Hisham grew up in Tokyo, where he discovered heavy metal music and began singing and playing bass guitar. He's fluent in Japanese and English and went to any American musician’s performance he could get into. He easily jumped on guest lists at concerts- often for free- because he could talk his way in. Hisham moved to America to earn his BFA in photography from the Rhode Island School of Design and continued immersing himself in both the visual art and musical worlds. By being around the people he admired, Hisham was able to create a relationship with successful bands, like Boredoms. After seeking them out, he played with them improvisationally and even set up an event in Brooklyn called 77 Drummers to showcase the band’s experimental form of rock. Soon he was playing with other rock bands, including Black Dice, with whom he toured for seven years.

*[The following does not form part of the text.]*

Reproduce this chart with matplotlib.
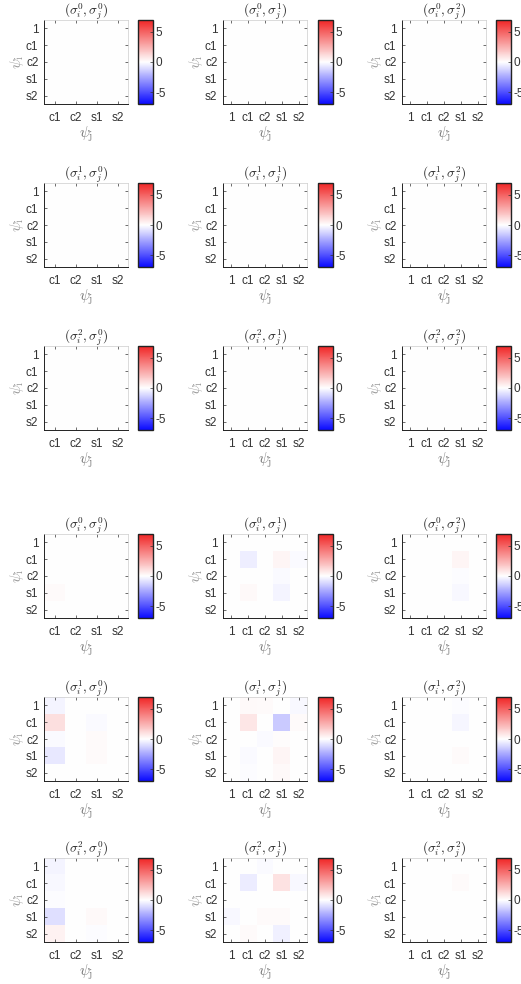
import numpy as np
import matplotlib
matplotlib.use("Agg")
import matplotlib.pyplot as plt
from matplotlib.colors import LinearSegmentedColormap

plt.rcParams['font.family'] = ['Liberation Sans', 'DejaVu Sans']
plt.rcParams['mathtext.fontset'] = 'cm'

# labels of the basis functions
row_labels = ['1', 'c1', 'c2', 's1', 's2']
col_labels_first = ['c1', 'c2', 's1', 's2']
col_labels = ['1', 'c1', 'c2', 's1', 's2']
cbar_ticks = [-5, 0, 5]
vlim = 6.9

# top block: all zeros
top_00 = np.zeros((5, 4))
top_01 = np.zeros((5, 5))
top_02 = np.zeros((5, 5))
top_10 = np.zeros((5, 4))
top_11 = np.zeros((5, 5))
top_12 = np.zeros((5, 5))
top_20 = np.zeros((5, 4))
top_21 = np.zeros((5, 5))
top_22 = np.zeros((5, 5))

bot_00 = np.array([[0.0, 0.0, 0.0, 0.0],
                   [0.0, 0.0, 0.0, 0.0],
                   [0.0, 0.0, 0.0, 0.0],
                   [0.15, 0.0, 0.0, 0.0],
                   [0.0, 0.0, 0.0, 0.0]])
bot_01 = np.array([[0.0, 0.0, 0.0, 0.0, 0.0],
                   [0.0, -0.45, 0.0, 0.3, -0.15],
                   [0.0, 0.0, 0.0, -0.15, 0.0],
                   [0.0, 0.2, 0.0, -0.3, 0.0],
                   [0.0, 0.0, 0.0, 0.0, 0.0]])
bot_02 = np.array([[0.0, 0.0, 0.0, 0.0, 0.0],
                   [0.0, 0.0, 0.0, 0.3, 0.0],
                   [0.0, 0.0, 0.0, -0.1, 0.0],
                   [0.0, 0.0, 0.0, -0.2, 0.0],
                   [0.0, 0.0, 0.0, 0.0, 0.0]])
bot_10 = np.array([[-0.3, 0.0, 0.0, 0.0],
                   [1.0, 0.0, -0.15, 0.0],
                   [-0.15, 0.0, 0.12, 0.0],
                   [-0.6, 0.0, 0.12, 0.0],
                   [0.0, 0.0, 0.0, 0.0]])
bot_11 = np.array([[0.0, 0.2, 0.15, 0.05, -0.2],
                   [0.0, 0.8, 0.0, -1.5, 0.15],
                   [0.0, 0.0, -0.15, 0.1, 0.0],
                   [0.0, -0.15, 0.0, 0.3, 0.0],
                   [0.0, -0.1, 0.0, 0.2, 0.0]])
bot_12 = np.array([[0.0, 0.0, 0.0, -0.1, 0.0],
                   [0.0, 0.0, 0.0, -0.25, 0.0],
                   [0.0, 0.0, 0.0, 0.0, 0.0],
                   [0.0, 0.0, 0.0, 0.15, 0.0],
                   [0.0, 0.0, 0.0, 0.0, 0.0]])
bot_20 = np.array([[-0.3, 0.0, 0.0, 0.0],
                   [-0.2, 0.0, 0.0, 0.0],
                   [-0.1, 0.0, 0.0, 0.0],
                   [-0.9, 0.0, 0.2, 0.0],
                   [0.4, 0.0, -0.1, 0.0]])
bot_21 = np.array([[0.0, 0.0, -0.15, 0.0, 0.0],
                   [0.0, -0.5, 0.0, 0.9, -0.2],
                   [0.0, 0.0, 0.0, 0.0, 0.0],
                   [-0.2, 0.0, 0.15, 0.15, 0.0],
                   [0.0, 0.15, 0.0, -0.4, 0.0]])
bot_22 = np.array([[0.0, 0.0, 0.0, 0.0, 0.0],
                   [0.0, 0.0, 0.0, 0.15, 0.0],
                   [0.0, 0.0, 0.0, 0.0, 0.0],
                   [0.0, 0.0, 0.0, 0.0, 0.0],
                   [0.0, 0.0, 0.0, 0.0, 0.0]])

panels = [[top_00, top_01, top_02],
          [top_10, top_11, top_12],
          [top_20, top_21, top_22],
          [bot_00, bot_01, bot_02],
          [bot_10, bot_11, bot_12],
          [bot_20, bot_21, bot_22]]

cmap = LinearSegmentedColormap.from_list('bwr2', ['#0a0aff', '#ffffff', '#f02525'])

W, H = 521, 984
fig = plt.figure(figsize=(W / 100, H / 100), dpi=100)

ax_left = [44, 223, 402]
cb_left = [138, 318, 496]
row_top = [20, 183, 346, 534, 697, 858]
aw, ah, cw = 84, 84, 15

for r in range(6):
    for c in range(3):
        data = panels[r][c]
        ax = fig.add_axes([ax_left[c] / W, 1 - (row_top[r] + ah) / H, aw / W, ah / H])
        im = ax.imshow(data, cmap=cmap, vmin=-vlim, vmax=vlim, aspect='auto',
                       interpolation='nearest')
        xl = col_labels_first if c == 0 else col_labels
        ax.set_xticks(range(len(xl)))
        ax.set_xticklabels(xl)
        ax.set_yticks(range(5))
        ax.set_yticklabels(row_labels)
        ax.tick_params(direction='in', length=2, width=0.5, labelsize=8.5,
                       colors='#333333', top=True, right=True)
        ax.tick_params(axis='x', pad=6)
        ax.tick_params(axis='y', pad=4)
        for s in ['left', 'bottom']:
            ax.spines[s].set_color('#222222')
            ax.spines[s].set_linewidth(0.7)
        for s in ['top', 'right']:
            ax.spines[s].set_color('#cccccc')
            ax.spines[s].set_linewidth(0.5)
        sr = r % 3
        ax.set_title(r'$(\sigma_i^{%d}, \sigma_j^{%d})$' % (sr, c), fontsize=9.5,
                     color='#222222', pad=4)
        ax.set_xlabel(r'$\psi_{\mathrm{j}}$', fontsize=11, color='#777777', labelpad=0)
        ax.set_ylabel(r'$\psi_{\mathrm{i}}$', fontsize=11, color='#999999', labelpad=0)

        cax = fig.add_axes([cb_left[c] / W, 1 - (row_top[r] + ah) / H, cw / W, ah / H])
        cb = fig.colorbar(im, cax=cax, ticks=cbar_ticks)
        cb.outline.set_linewidth(1.0)
        cb.outline.set_edgecolor('#222222')
        cax.tick_params(direction='in', length=2, width=0.5, labelsize=8.5,
                        colors='#333333', pad=2)
        cb.set_ticklabels(['-5', '0', '5'])

fig.savefig('out.png', dpi=100)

With all the collaboration in his musical life, creating visual art is a welcomed solo effort. Incorporating meditation as part of his process, Hisham uses the visions and strokes of insight from those quiet moments to create images from his unique point of view. Blending his skills of photography and painting with the use of cut-outs from old magazines from around the world, he creates multi-dimensional collages that beg the viewer to take a second look. Being influenced by varying shapes, textures and ideas has been a driving force of his visual projects.
Hisham has found a way to balance his love for music and art. His multi-dimensional work includes his solo musical project, Soft Circle, his band FOUR, global exhibitions of his artwork and his commissioned commercial collaborations. His interest in trance-like experimental rock and repetitive visual elements constantly ignites his inspiration, allowing him to push his own boundaries and seek out connections others might not make. Hisham’s ability to be an audience member to others has surely contributed to his success in multiple genres. It has allowed him to appreciate other’s compelling work and use that to fuel his own desire to communicate through multiple art forms. He is in constant pursuit of evolution and a perpetual student of creativity, making him intelligent, intuitive and tirelessly committed to working at his own cutting edge.
Stories & Surroundings
"To the left, [are] cookbooks I've bought during my travels all over the world, or somewhere in the neighborhood. In the center, [is] something that inspired me that I found at a pet store. One of those fake coral sculptures you put in aquariums. I love these things. To the right, [is] a cold brew container."
"[Here are] pillows I made for my first solo exhibition in Europe at De Vleeshal in The Netherlands. These originally sat inside a tent positioned in the center of the exhibition where people could move around the hundred or so pillows of all shapes and sizes to make themselves comfortable to view the video piece playing inside."
"[The] pedestal: a gift from my friends Robert AA Lowe + Rose Lazar. The miniature plaster bust was a gift from Eiji Tominaga. The ram in a box was a gift from my mother when it was the Year of the Ram. The little sculpture to the right, something I was given in Japan. To the right, you can see a small section of a Raimundo Rubio miniature."
"To the left, a bird feeder I found on a trip upstate (NY). To the right, a print sent to me by a person I became friends with on Instagram."
" [A] photo of me as an awkward teenager to the left, maybe 8 or 9 years old? The cake image is my neighbor Raimundo Rubio's miniature work. He usually works in painting but he wanted to branch out, and I pitched in for his Kickstarter to help the project move along. One of many who did."